Montgomery County is discussing increasing staffing positions to accommodate both the added administrative burden SNAP workforce requirements will create and the increase in people receiving the food assistance benefits since the COVID-19 pandemic. The number of Montgomery County residents receiving SNAP increased by more than 14,000 between 2019 and 2025.
“I’m very fortunate to have county commissioners and county administration who understand that if we just instinctively match the cuts with staffing reductions, the [SNAP payment] error rate would be astronomical,” Niedermier said. “… I will say this is a conversation that has been in motion because our numbers did not go back to pre-pandemic levels after unwinding, so our caseloads have already been incredibly large, and I think we’ve reached that tipping point of trying to do more with less.”

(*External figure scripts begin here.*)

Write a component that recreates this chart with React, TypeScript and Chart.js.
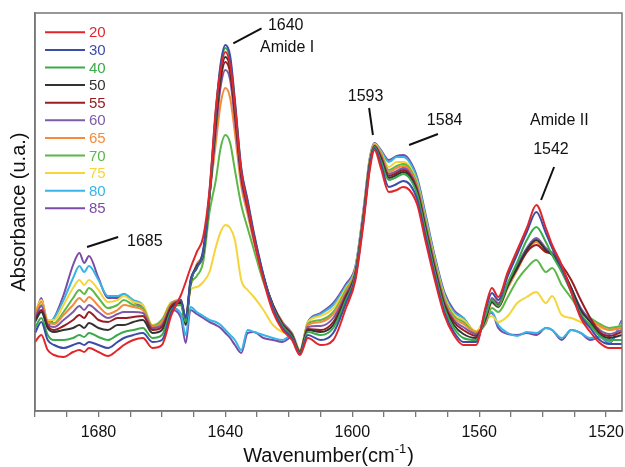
import React, { useEffect, useRef } from "react";
import { Chart, registerables } from "chart.js";

Chart.register(...registerables);

const FONT = '"Liberation Sans", Arial, Helvetica, sans-serif';

// wavenumbers (cm-1), shared by all series
const WAVENUMBERS = [
  1700, 1698, 1696, 1694, 1691, 1688, 1686, 1684.5, 1683, 1680,
  1677, 1674, 1672, 1669, 1666, 1663, 1660, 1657, 1654, 1652.5,
  1651, 1649, 1647, 1645, 1643, 1641.5, 1640, 1638.5, 1637, 1635,
  1633, 1631, 1628, 1625, 1622, 1619, 1616.5, 1614, 1610, 1606,
  1602, 1599, 1596.5, 1594.5, 1593, 1591, 1588.5, 1586, 1584, 1582,
  1579.5, 1577, 1574, 1571, 1568, 1565, 1561, 1558, 1556, 1554,
  1551, 1548, 1545, 1542, 1539, 1537, 1534, 1531, 1528, 1525,
  1522, 1519, 1515,
];

const TEMPERATURES = ["20", "30", "40", "50", "55", "60", "65", "70", "75", "80", "85"];

const ABS_20 = [69,76,61,56,54,59,61,59,63,59, 55,61,66,71,73,63,66,96,116,129, 143,159,174,221,303,341,359,346,306,239, 206,173,131,99,81,71,56,73,66,71, 103,131,187,241,261,243,219,221,224,221, 206,171,131,96,76,66,66,104,123,114, 139,161,183,206,183,166,146,119,93,79, 68,63,63];
const ABS_30 = [78,89,71,66,63,66,68,66,69,66, 63,69,73,76,78,69,71,99,111,93, 131,143,161,219,300,347,366,355,311,243, 211,178,136,103,83,73,57,76,71,78, 108,134,190,244,263,247,224,227,230,227, 211,176,135,99,79,69,69,101,118,111, 135,157,179,199,178,163,143,119,95,83, 71,67,67];
const ABS_40 = [83,93,76,71,71,73,76,74,78,74, 71,76,79,81,83,73,76,101,106,89, 129,143,159,216,298,344,363,351,308,241, 209,176,135,104,85,74,58,79,76,83, 111,136,192,245,264,250,231,234,237,233, 216,181,139,103,83,73,71,95,111,105, 128,149,171,184,169,156,139,119,97,86, 75,71,71];
const ABS_50 = [89,99,83,79,81,83,86,83,88,83, 81,86,86,89,91,78,81,103,108,86, 127,145,157,215,291,336,354,343,301,237, 206,175,135,105,86,75,59,81,79,86, 113,137,193,246,264,252,233,236,239,235, 218,183,141,105,86,77,73,93,109,104, 125,143,161,171,161,156,143,123,101,89, 77,73,76];
const ABS_55 = [91,101,85,81,85,91,96,93,99,91, 89,93,93,94,95,81,84,105,109,91, 129,145,158,215,287,331,349,338,297,235, 204,173,134,106,87,76,59,82,81,89, 115,138,194,247,265,254,235,238,241,237, 220,185,143,107,89,81,75,93,111,106, 126,143,159,166,159,157,146,131,111,93, 79,75,79];
const ABS_60 = [93,105,86,84,91,99,105,101,106,99, 93,97,99,99,98,83,86,106,110,89, 128,144,156,214,281,324,341,331,291,231, 201,171,133,106,88,77,59,84,85,93, 117,139,195,248,265,255,237,240,243,239, 222,187,145,109,91,84,77,91,113,108, 127,146,163,173,163,158,143,123,103,91, 81,77,81];
const ABS_65 = [97,109,89,87,96,106,113,109,114,105, 97,101,106,104,101,84,89,107,111,93, 127,147,159,215,268,307,323,313,278,225, 197,169,132,106,89,77,60,86,89,97, 119,140,196,249,266,257,239,243,245,241, 224,189,147,111,93,87,79,89,108,104, 123,141,159,169,159,159,141,121,101,91, 85,81,83];
const ABS_70 = [95,106,88,88,99,113,121,117,123,113, 103,106,111,106,103,85,91,108,111,91, 125,135,149,199,231,263,276,268,241,206, 183,161,129,105,89,78,60,87,91,99, 121,141,197,250,266,258,241,245,247,243, 226,191,149,113,95,89,79,87,103,99, 114,131,143,151,139,143,126,113,99,93, 87,83,85];
const ABS_75 = [99,111,91,91,106,123,131,126,131,121, 109,111,115,109,106,86,91,109,108,89, 121,124,129,139,164,179,186,183,171,131, 121,114,101,86,79,76,61,89,95,103, 123,142,198,251,267,259,244,249,249,245, 228,193,151,115,97,91,80,91,95,89, 95,108,114,119,108,115,96,93,89,86, 83,81,86];
const ABS_80 = [93,111,89,93,111,133,145,139,145,131, 115,115,117,111,106,85,91,103,97,76, 104,99,95,91,89,86,81,76,71,61, 81,79,76,73,71,76,61,88,97,106, 125,143,199,251,267,260,249,254,254,249, 231,196,153,117,99,93,79,93,99,86, 78,75,79,78,83,81,73,81,78,73, 74,69,89];
const ABS_85 = [93,113,86,93,116,146,158,148,155,133, 113,113,117,109,103,83,89,101,93,68, 101,97,93,89,86,83,78,73,66,58, 78,79,73,71,69,74,59,89,98,108, 127,145,201,253,268,261,251,255,256,251, 233,198,155,119,101,93,77,94,98,83, 77,76,78,76,83,81,71,81,78,71, 74,68,91];

const SERIES = [ABS_20, ABS_30, ABS_40, ABS_50, ABS_55, ABS_60, ABS_65, ABS_70, ABS_75, ABS_80, ABS_85];

const COLORS = [
  "#e0262b", "#3b4da6", "#3aaa4a", "#333333", "#9a1d22", "#7c5ba8",
  "#f58a3a", "#5bb847", "#f5d53a", "#36b5e6", "#7a4ca8",
];

const X_TICKS = [1700, 1690, 1680, 1670, 1660, 1650, 1640, 1630, 1620, 1610, 1600, 1590, 1580, 1570, 1560, 1550, 1540, 1530, 1520];
const X_LABELS = [1680, 1640, 1600, 1560, 1520];

// annotation labels (wavenumber, absorbance) and leader lines
const NOTE_TEXT = ["1640", "Amide I", "1593", "1584", "Amide II", "1542", "1685"];
const NOTE_X = [1626.6, 1629.1, 1595.8, 1576.5, 1544.0, 1543.0, 1671.0];
const NOTE_Y = [385, 363, 314, 290, 290, 261, 169];
const NOTE_ALIGN = ["left", "left", "center", "left", "left", "left", "left"];

const LEADER_X1 = [1637.5, 1594.7, 1582.1, 1536.4, 1683.6];
const LEADER_Y1 = [367.7, 303, 266, 244, 164];
const LEADER_X2 = [1628.6, 1593.5, 1573.0, 1540.5, 1673.8];
const LEADER_Y2 = [382.7, 276, 277, 211, 174];

const overlayPlugin = {
  id: "overlay",
  afterDraw(chart: any) {
    const { ctx, chartArea } = chart;
    const xs = chart.scales.x;
    const ys = chart.scales.y;
    ctx.save();
    // frame
    ctx.strokeStyle = "#777";
    ctx.lineWidth = 1.5;
    ctx.strokeRect(chartArea.left, chartArea.top, chartArea.right - chartArea.left, chartArea.bottom - chartArea.top);

    // legend
    const lx0 = chartArea.left + 10;
    const lx1 = chartArea.left + 50;
    for (let i = 0; i < TEMPERATURES.length; i++) {
      const y = chartArea.top + 19.3 + i * 17.6;
      ctx.strokeStyle = COLORS[i];
      ctx.lineWidth = 2;
      ctx.beginPath();
      ctx.moveTo(lx0, y);
      ctx.lineTo(lx1, y);
      ctx.stroke();
      ctx.fillStyle = COLORS[i];
      ctx.font = `15px ${FONT}`;
      ctx.textAlign = "left";
      ctx.textBaseline = "middle";
      ctx.fillText(TEMPERATURES[i], lx1 + 4, y + 1);
    }

    // leader lines
    ctx.strokeStyle = "#111";
    ctx.lineWidth = 2;
    for (let i = 0; i < LEADER_X1.length; i++) {
      ctx.beginPath();
      ctx.moveTo(xs.getPixelForValue(LEADER_X1[i]), ys.getPixelForValue(LEADER_Y1[i]));
      ctx.lineTo(xs.getPixelForValue(LEADER_X2[i]), ys.getPixelForValue(LEADER_Y2[i]));
      ctx.stroke();
    }

    // notes
    ctx.fillStyle = "#111";
    ctx.font = `16px ${FONT}`;
    ctx.textBaseline = "middle";
    for (let i = 0; i < NOTE_TEXT.length; i++) {
      ctx.textAlign = NOTE_ALIGN[i] as CanvasTextAlign;
      ctx.fillText(NOTE_TEXT[i], xs.getPixelForValue(NOTE_X[i]), ys.getPixelForValue(NOTE_Y[i]));
    }

    // x title with superscript
    const cx = (chartArea.left + chartArea.right) / 2;
    const base = 462;
    ctx.font = `20px ${FONT}`;
    const t1 = "Wavenumber(cm";
    const w1 = ctx.measureText(t1).width;
    ctx.font = `13px ${FONT}`;
    const sup = "-1";
    const w2 = ctx.measureText(sup).width;
    ctx.font = `20px ${FONT}`;
    const w3 = ctx.measureText(")").width;
    const total = w1 + w2 + w3 + 1;
    let x = cx - total / 2;
    ctx.textAlign = "left";
    ctx.textBaseline = "alphabetic";
    ctx.fillText(t1, x, base);
    x += w1;
    ctx.font = `13px ${FONT}`;
    ctx.fillText(sup, x, base - 9);
    x += w2 + 1;
    ctx.font = `20px ${FONT}`;
    ctx.fillText(")", x, base);

    // y title
    ctx.save();
    ctx.translate(19, (chartArea.top + chartArea.bottom) / 2);
    ctx.rotate(-Math.PI / 2);
    ctx.textAlign = "center";
    ctx.textBaseline = "middle";
    ctx.font = `20px ${FONT}`;
    ctx.fillText("Absorbance (u.a.)", 0, 0);
    ctx.restore();

    ctx.restore();
  },
};

export default function App() {
  const ref = useRef<HTMLCanvasElement | null>(null);

  useEffect(() => {
    if (!ref.current) return;
    const datasets = SERIES.map((vals, i) => ({
      label: TEMPERATURES[i],
      data: WAVENUMBERS.map((w, j) => ({ x: w, y: vals[j] })),
      borderColor: COLORS[i],
      backgroundColor: COLORS[i],
      borderWidth: 2,
      pointRadius: 0,
      fill: false,
      cubicInterpolationMode: "monotone" as const,
    }));
    const chart = new Chart(ref.current, {
      type: "line",
      data: { datasets },
      options: {
        responsive: false,
        animation: false,
        devicePixelRatio: 1,
        layout: { padding: { top: 13, right: 3, left: 0, bottom: 0 } },
        plugins: { legend: { display: false }, tooltip: { enabled: false } },
        scales: {
          x: {
            type: "linear",
            reverse: true,
            min: 1515,
            max: 1700,
            afterBuildTicks: (axis: any) => {
              axis.ticks = X_TICKS.map((v) => ({ value: v }));
            },
            afterFit: (axis: any) => {
              axis.height = 56;
              axis.paddingLeft = 0;
              axis.paddingRight = 0;
            },
            grid: { display: true, drawOnChartArea: false, drawTicks: true, tickLength: 6, color: "#777", lineWidth: 1.3 },
            border: { display: true, color: "#777", width: 1.5 },
            ticks: {
              autoSkip: false,
              maxRotation: 0,
              padding: 6,
              color: "#111",
              font: { size: 16, family: FONT },
              callback: (v: any) => (X_LABELS.includes(Number(v)) ? String(v) : ""),
            },
          },
          y: {
            type: "linear",
            min: 0,
            max: 398,
            afterFit: (axis: any) => {
              axis.width = 35;
              axis.paddingTop = 0;
              axis.paddingBottom = 0;
            },
            ticks: { display: false },
            grid: { display: false },
            border: { display: true, color: "#777", width: 1.5 },
          },
        },
      },
      plugins: [overlayPlugin],
    });
    return () => chart.destroy();
  }, []);

  return (
    <div style={{ position: "fixed", left: 0, top: 0, width: 625, height: 467, background: "#fff" }}>
      <canvas ref={ref} width={625} height={467} style={{ display: "block" }} />
    </div>
  );
}
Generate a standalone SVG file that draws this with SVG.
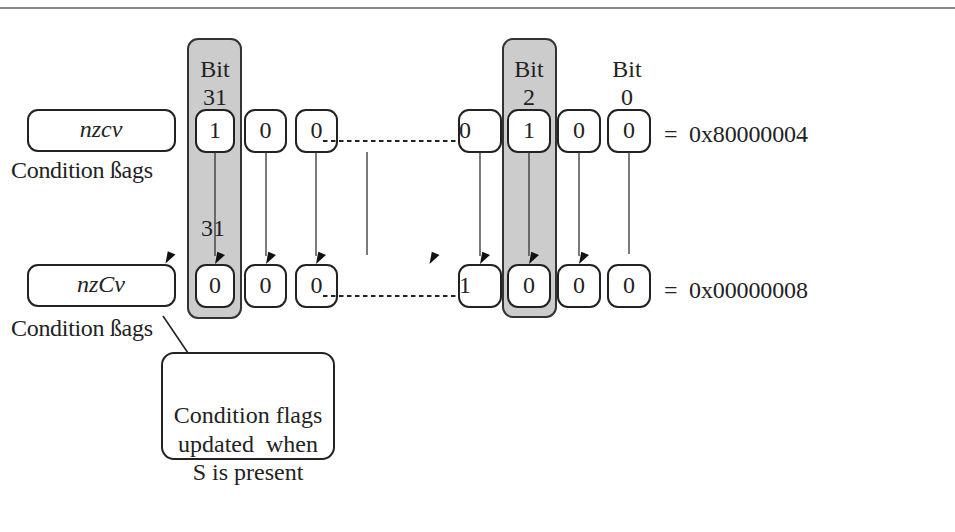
<svg xmlns="http://www.w3.org/2000/svg" width="955" height="532" viewBox="0 0 955 532">
<style>
text{font-family:"Liberation Serif","Times New Roman",serif;font-size:24px;fill:#222}
.c{text-anchor:middle}
.it{font-style:italic}
.bit{fill:#fff;stroke:#222;stroke-width:2}
.col{fill:#cccccc;stroke:#333;stroke-width:2}
.wire{stroke:#333;stroke-width:1.3;fill:none}
.dash{stroke:#222;stroke-width:2;stroke-dasharray:4.5 3.5;fill:none}
.ah{fill:#111}
</style>
<line x1="0" y1="8" x2="955" y2="8" stroke="#111" stroke-width="1.2"/>
<g id="column31"><rect class="col" x="188" y="39" width="53" height="279" rx="10"/><text class="c" x="215" y="77">Bit</text><text class="c" x="215" y="105">31</text></g>
<g id="column2"><rect class="col" x="503" y="39" width="53" height="278" rx="10"/><text class="c" x="529" y="77">Bit</text><text class="c" x="529" y="105">2</text></g>
<g id="label0"><text class="c" x="627" y="77">Bit</text><text class="c" x="627" y="105">0</text></g>
<g id="nzcv"><rect class="bit" x="28" y="110" width="147" height="41" rx="10"/><text class="c it" x="101" y="137">nzcv</text><text x="11" y="178" textLength="142">Condition ßags</text></g>
<g id="nzCv"><rect class="bit" x="28" y="265" width="147" height="41" rx="10"/><text class="c it" x="101" y="292">nzCv</text><text x="11" y="336" textLength="142">Condition ßags</text></g>
<g id="top-bits">
<rect class="bit" x="196" y="110" width="38" height="42" rx="10"/><text class="c" x="215" y="138">1</text>
<rect class="bit" x="245" y="110" width="41" height="42" rx="10"/><text class="c" x="265.5" y="138">0</text>
<rect class="bit" x="296" y="110" width="41" height="42" rx="10"/><text class="c" x="316.5" y="138">0</text>
<rect class="bit" x="459" y="110" width="42" height="42" rx="10"/><text x="459" y="138">0</text>
<rect class="bit" x="508" y="110" width="42" height="42" rx="10"/><text class="c" x="529" y="138">1</text>
<rect class="bit" x="558" y="110" width="42" height="42" rx="10"/><text class="c" x="579" y="138">0</text>
<rect class="bit" x="608" y="110" width="42" height="42" rx="10"/><text class="c" x="629" y="138">0</text>
</g>
<g id="bottom-bits">
<rect class="bit" x="196" y="265" width="38" height="42" rx="10"/><text class="c" x="215" y="293">0</text>
<rect class="bit" x="245" y="265" width="41" height="42" rx="10"/><text class="c" x="265.5" y="293">0</text>
<rect class="bit" x="296" y="265" width="41" height="42" rx="10"/><text class="c" x="316.5" y="293">0</text>
<rect class="bit" x="459" y="265" width="42" height="42" rx="10"/><text x="459" y="293">1</text>
<rect class="bit" x="508" y="265" width="42" height="42" rx="10"/><text class="c" x="529" y="293">0</text>
<rect class="bit" x="558" y="265" width="42" height="42" rx="10"/><text class="c" x="579" y="293">0</text>
<rect class="bit" x="608" y="265" width="42" height="42" rx="10"/><text class="c" x="629" y="293">0</text>
</g>
<g id="values">
<text x="664" y="142">=</text><text x="689" y="142" textLength="119">0x80000004</text>
<text x="664" y="298">=</text><text x="689" y="298" textLength="119">0x00000008</text>
</g>
<text class="c" x="213" y="236">31</text>
<g id="connectors">
<line class="dash" x1="323" y1="141" x2="456" y2="141"/>
<line class="dash" x1="323" y1="296" x2="456" y2="296"/>
<line class="wire" x1="215" y1="152" x2="215" y2="256"/>
<line class="wire" x1="266" y1="152" x2="266" y2="256"/>
<line class="wire" x1="316" y1="152" x2="316" y2="256"/>
<line class="wire" x1="367" y1="152" x2="367" y2="255"/>
<line class="wire" x1="480" y1="152" x2="480" y2="256"/>
<line class="wire" x1="529" y1="152" x2="529" y2="256"/>
<line class="wire" x1="579" y1="152" x2="579" y2="256"/>
<line class="wire" x1="629" y1="152" x2="629" y2="254"/>
<polygon class="ah" points="215,264 217.3,251.7 225,255"/>
<polygon class="ah" points="266,264 268.3,251.7 276,255"/>
<polygon class="ah" points="316,264 318.3,251.7 326,255"/>
<polygon class="ah" points="480,264 482.3,251.7 490,255"/>
<polygon class="ah" points="529,264 531.3,251.7 539,255"/>
<polygon class="ah" points="579,264 581.3,251.7 589,255"/>
<polygon class="ah" points="165.5,263.5 167.8,251.2 175.5,254.5"/>
<polygon class="ah" points="429.5,264 431.8,251.7 439.5,255"/>
<line stroke="#222" stroke-width="1.6" x1="163" y1="316" x2="188" y2="353"/>
</g>
<g id="callout">
<rect class="bit" x="162" y="353" width="172" height="106" rx="12"/>
<text class="c" x="248" y="423">Condition flags</text>
<text class="c" x="248" y="452" xml:space="preserve">updated  when</text>
<text class="c" x="248" y="480">S is present</text>
</g>
</svg>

Under H.R.1, states with SNAP payment error rates exceeding 6% will be required to cover between 5% and 15% of benefit cost errors. Clark said she doesn’t think it’s realistic for Stearns County to get its error rate below 6% by Oct. 1, 2027, and is hoping to see the implementation deadline extended, as well as federal funding to update the technology Minnesota counties use to administer SNAP, which dates to the 1980s.
“We work hard on trying to keep this down, but there are still some real error rates, and some of them are from the people who are applying, and some of it is staff errors because of old technology,” Clark said. “… Particularly for states in which counties administer these programs, delaying the [implementation] dates would really make a difference in working with the state, as well as our counties, to get the error rate where it needs to be.”
Although nothing has been established, Niedermier said she’s heard “rumblings” in peer groups and associations, such as the National Association of County Human Services, about the possibility of Ohio having to end the program due to cost shifts the state and local governments can’t sustain.
“That 10% [benefit cost error coverage] would be devastating,” Niedermier said. “I truly don’t know how we would make that up in the state of Ohio … We know that that would just be devastating to the population and the vulnerable individuals and families who rely on those funds to help stretch their food budget.”
House Republicans are looking to bring the farm bill for a floor vote the last week of April, Politico reported on April 14. As the legislation moves along, Clark said she wants to see some tweaks “at minimum” that would help counties implement the mandates in more effective and efficient ways, such as changing how the SNAP payment error rate is calculated and devoting more resources to updating systems.
“Nothing’s done until it’s done,” Clark said. “… With this bill, particularly with food assistance being such a big part of it, it’s important that members of Congress can step back and really think about, ‘What are they hearing from their communities? What are their communities saying about what they are able to do on their own?’ Because it is critical.”